Another way Trotter has adapted and adjusted – for the benefit of landscapes, animals, and family life – is to rent or share animals, rather than own a large herd that requires year-round management and infrastructure. Flexibility and fluidity are key themes in her business.
She says, “I think what’s unique to my context is that I rent the animals I graze with, but I have all my own equipment, I do all of the labor. I have a pretty extensive contract with livestock owners about our expectations of each other. Now I’m running close to 1,000 animals for four months out of the year and honestly, I just want to go to bed afterwards. The partnerships I cultivate mean I get to send a majority of my animals home where they continue to get quality care and attention, and I get to rest a little, which is why I’ve stuck with that model for most of my animal units. It’s still essentially nomadic living between two counties.

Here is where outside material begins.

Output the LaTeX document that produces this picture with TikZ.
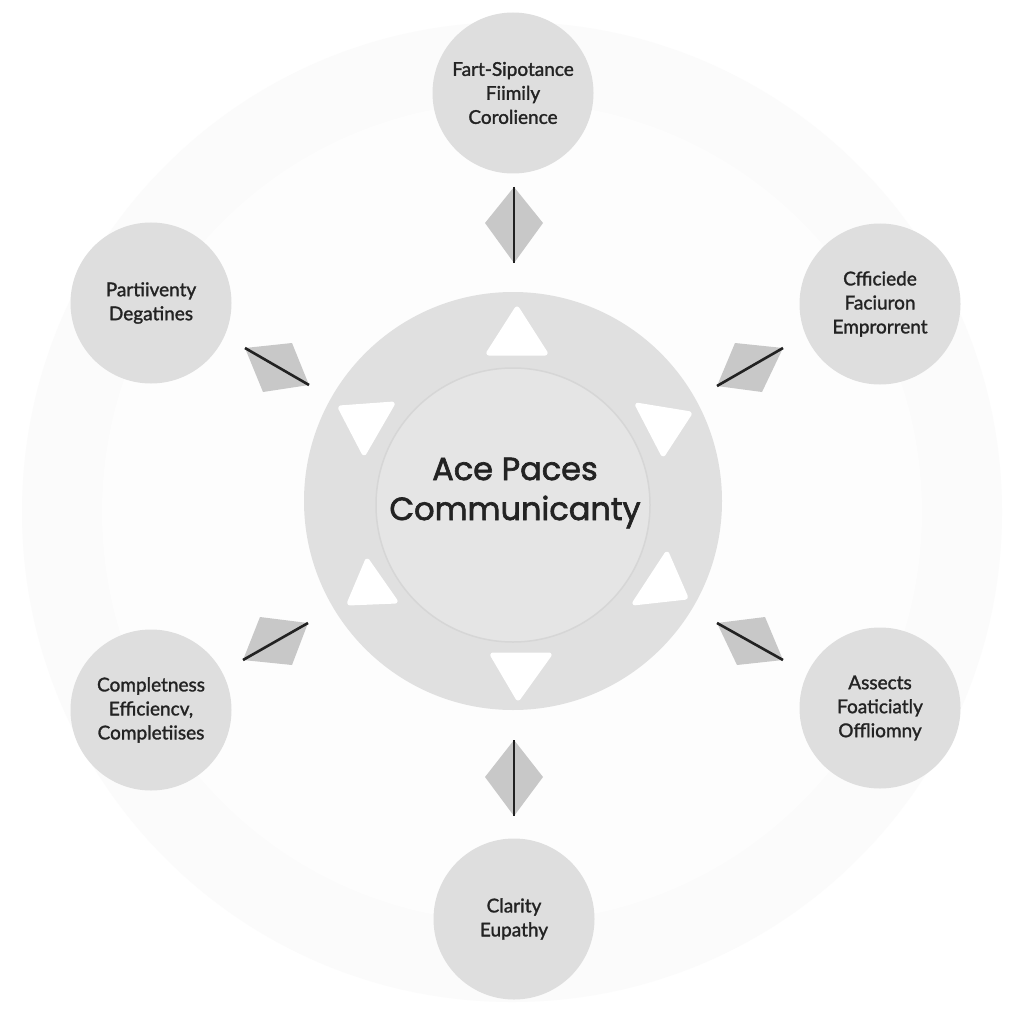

It’s not sustainable if I stay in Mendocino County, because there just are not the type of funding opportunities for vegetation management that there are in Sonoma County right now, but then I migrate back to Mendocino County where I can live fairly affordably, unlike in Sonoma County.”
This flexibility, fluidity, and constant adjustment according to myriad complex variables, from climate to funding to family life, from legislation to housing costs, is all part of making shepherding work in the modern world, making the land a little better each season through shepherding that is new and a bit more how it used to be.